Talking about saints now, I am reminded of Saint Thomas Aquinas and his infallible method called antithesis, created to prove his point by explaining the opposite to the question that he wants to prove. So, in the spirit of proving my one and only love for WINE, I will try to prove it by exposing to you, my loyal readers, my biggest hatreds to wine:-

•   I hate it when the waitress brings the food menu and forgets the wine list, so I have to ask for it and the kind waitress takes hours to bring it. 

•   I hate when the white wine is hot. Period. I can’t drink it. I’m forced to put ice in it.

•   I hate Champagne or sparkling wine with no bubbles. I give it to my cat.

•   I hate it when people cannot drink out of an ordinary glass, they ‘must’ drink from big German-made crystal wine glasses. I can drink wine out of an empty yoghurt container.

•   I hate wine connoisseurs and their encyclopaedic knowledge. Nerds.

•   I hate people that love natural wines, even though I love natural and orange wines.

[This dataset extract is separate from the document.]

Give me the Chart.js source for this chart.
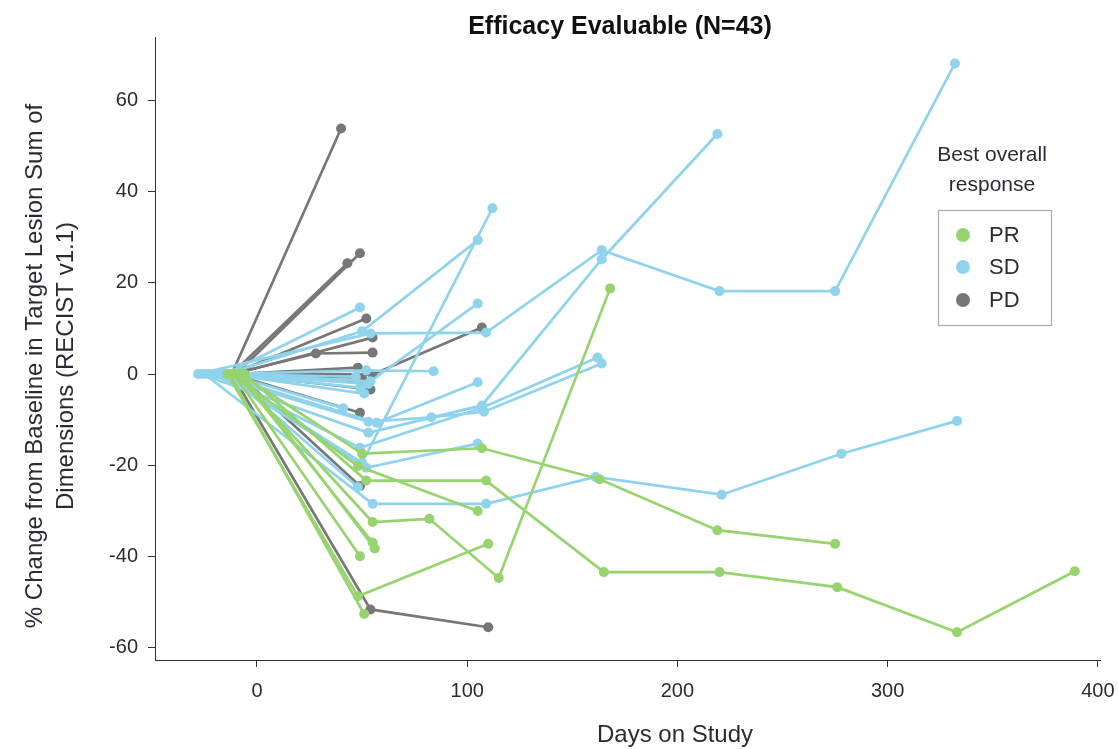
<!DOCTYPE html>
<html>
<head>
<meta charset="utf-8">
<script src="https://cdn.jsdelivr.net/npm/chart.js@4.4.1/dist/chart.umd.min.js"></script>
<style>
  html, body { margin: 0; padding: 0; background: #fff; }
  #wrap { width: 1118px; height: 749px; position: relative; }
</style>
</head>
<body>
<div id="wrap"><canvas id="spider" width="1118" height="749"></canvas></div>
<script>
// --- Data: one inner array per patient (days on study / % change) ---
const prDays = [
  [-8, 50, 107, 163, 219, 275],
  [-6, 52, 109, 165, 220, 276, 333, 389],
  [-12, 48, 105],
  [-10, 55, 82, 115, 168],
  [-14, 48, 110],
  [-9, 55],
  [-7, 56],
  [-11, 49],
  [-13, 51]
];
const prChange = [
  [0, -17.5, -16.3, -23.1, -34.3, -37.3],
  [0, -23.4, -23.4, -43.5, -43.5, -46.8, -56.7, -43.3],
  [0, -20.2, -30.1],
  [0, -32.5, -31.8, -44.8, 18.8],
  [0, -48.8, -37.3],
  [0, -37.0],
  [0, -38.3],
  [0, -40.0],
  [0, -52.7]
];

const sdDays = [
  [-28, 54, 109, 164, 220, 275, 332],
  [-27, 53, 107, 164, 219],
  [-16, 50, 112],
  [-15, 50, 105],
  [-14, 54, 105],
  [-17, 52, 84],
  [-15, 49],
  [-23, 53, 83, 108, 164],
  [-18, 52, 105],
  [-14, 48],
  [-25, 55, 109, 161, 221, 278, 333],
  [-21, 49, 107, 162],
  [-19, 57, 105],
  [-14, 49],
  [-15, 51],
  [-16, 47],
  [-14, 41],
  [-15, 53]
];
const sdChange = [
  [0, 8.9, 9.1, 27.2, 18.2, 18.2, 68.2],
  [0, -12.9, -6.9, 25.2, 52.7],
  [0, -19.5, 36.4],
  [0, 9.4, 29.4],
  [0, -1.6, 15.5],
  [0, 0.8, 0.6],
  [0, 14.6],
  [0, -10.5, -9.5, -8.3, 2.3],
  [0, -20.6, -15.3],
  [0, -24.8],
  [0, -28.5, -28.5, -22.6, -26.5, -17.5, -10.3],
  [0, -16.2, -7.4, 3.6],
  [0, -10.7, -1.8],
  [0, -3.0],
  [0, -4.3],
  [0, -0.6],
  [0, -7.5],
  [0, -2.2]
];

const pdDays = [
  [-12, 40],
  [-12, 43],
  [-10, 49],
  [-12, 52],
  [-11, 55],
  [-12, 28, 55],
  [-10, 48],
  [-12, 55, 107],
  [-10, 50],
  [-11, 54],
  [-12, 49],
  [-9, 49],
  [-12, 54, 110],
  [-10, 51]
];
const pdChange = [
  [0, 53.9],
  [0, 24.3],
  [0, 26.5],
  [0, 12.2],
  [0, 8.0],
  [0, 4.5, 4.7],
  [0, 1.4],
  [0, -0.1, 10.2],
  [0, -0.8],
  [0, -3.4],
  [0, -8.5],
  [0, -24.6],
  [0, -51.7, -55.6],
  [0, -1.8]
];

const responseLabels = ['PR', 'SD', 'PD'];
const xTicks = [0, 100, 200, 300, 400];
const yTicks = [-60, -40, -20, 0, 20, 40, 60];

const COLORS = { PR: '#97d46f', SD: '#8fd3ec', PD: '#777777' };
const FONT = '"Liberation Sans Narrow", "Liberation Sans", Arial, sans-serif';
const TEXT = '#2b2b35';

function buildSets(daysList, changeList, key) {
  return daysList.map((days, i) => ({
    label: key,
    data: days.map((d, j) => ({ x: d, y: changeList[i][j] })),
    showLine: true,
    borderColor: COLORS[key],
    backgroundColor: COLORS[key],
    borderWidth: 2.7,
    pointRadius: 5,
    pointBorderWidth: 0,
    pointHoverRadius: 5,
    tension: 0
  }));
}

// green drawn on top, then blue, then grey
const datasets = [
  ...buildSets(prDays, prChange, 'PR'),
  ...buildSets(sdDays, sdChange, 'SD'),
  ...buildSets(pdDays, pdChange, 'PD')
];

// --- Titles + legend drawn on the canvas ---
const decorations = {
  id: 'decorations',
  afterDraw(chart) {
    const ctx = chart.ctx;
    ctx.save();
    ctx.fillStyle = '#111';
    ctx.textAlign = 'center';
    ctx.textBaseline = 'middle';
    ctx.font = 'bold 25px ' + FONT;
    ctx.fillText('Efficacy Evaluable (N=43)', 620, 27);

    ctx.fillStyle = TEXT;
    ctx.font = '24px ' + FONT;
    ctx.fillText('Days on Study', 675, 735);

    ctx.save();
    ctx.translate(35, 366);
    ctx.rotate(-Math.PI / 2);
    ctx.fillText('% Change from Baseline in Target Lesion Sum of', 0, 0);
    ctx.fillText('Dimensions (RECIST v1.1)', 0, 31);
    ctx.restore();

    // legend
    ctx.font = '21px ' + FONT;
    ctx.fillText('Best overall', 992, 155);
    ctx.fillText('response', 992, 185);
    ctx.strokeStyle = '#aaaaaa';
    ctx.lineWidth = 1.2;
    ctx.strokeRect(938.5, 210.5, 113, 115);
    const rowsY = [235, 267, 300];
    ctx.textAlign = 'left';
    ctx.font = '22px ' + FONT;
    responseLabels.forEach((lab, i) => {
      ctx.fillStyle = COLORS[lab];
      ctx.beginPath();
      ctx.arc(963, rowsY[i], 7, 0, Math.PI * 2);
      ctx.fill();
      ctx.fillStyle = TEXT;
      ctx.fillText(lab, 989, rowsY[i] + 1);
    });
    ctx.restore();
  }
};

new Chart(document.getElementById('spider'), {
  type: 'scatter',
  data: { datasets },
  options: {
    responsive: false,
    animation: false,
    layout: { padding: { top: 37, right: 18, left: 0, bottom: 0 } },
    plugins: { legend: { display: false }, tooltip: { enabled: false }, title: { display: false } },
    scales: {
      x: {
        type: 'linear',
        min: -48.5,
        max: 401,
        afterFit: s => { s.height = 89; s.paddingLeft = 0; s.paddingRight = 0; },
        afterBuildTicks: s => { s.ticks = xTicks.map(v => ({ value: v })); },
        ticks: { color: TEXT, font: { family: FONT, size: 20 }, padding: 12, maxRotation: 0 },
        grid: { drawOnChartArea: false, drawTicks: true, tickLength: 7, color: '#333' },
        border: { display: true, color: '#333', width: 1 }
      },
      y: {
        type: 'linear',
        min: -62.8,
        max: 74,
        afterFit: s => { s.width = 155; s.paddingTop = 0; s.paddingBottom = 0; },
        afterBuildTicks: s => { s.ticks = yTicks.map(v => ({ value: v })); },
        ticks: { color: TEXT, font: { family: FONT, size: 20 }, padding: 10 },
        grid: { drawOnChartArea: false, drawTicks: true, tickLength: 7, color: '#333' },
        border: { display: true, color: '#333', width: 1 }
      }
    }
  },
  plugins: [decorations]
});
</script>
</body>
</html>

•   I hate wine cocktails. I think they always taste like Fanta.

•   I hate the wines my mother buys when I visit her, always cheap Chilean Carménère.

•   I hate it when wine lists are sorted by country, they should be sorted by grape varieties like in any normal country.

•   I hate half bottles of wine, they look ridiculous on the table.

•   I hate all the names of vineyards with animal names (monkeys, birds, etc.) or saints names (Julia, Ana, Maria) or “don” names (Don Juan, Don Mateo, Don Señor)

•   I hate the title ‘Wine Ambassador’, the worst pseudonym for ‘alcoholic’.

•   I hate Rock Stars that drink from the bottle during live concerts, except for Pearl Jam’s Eddie Vedder, who we can always forgive.

•   I hate when my wife tells me how many glasses I drank the night before.

•   I hate that morning after feeling of having said something that I should never have said.

Frankly speaking, I hate with all my heart to be a wine lover. I would prefer not to be one. I would have better to be a bird watcher, a car lover, a puppet collector or an opera freak, but I can’t. I have tried with no success.In the month of love, I declare my unconditional and eternal love for wine.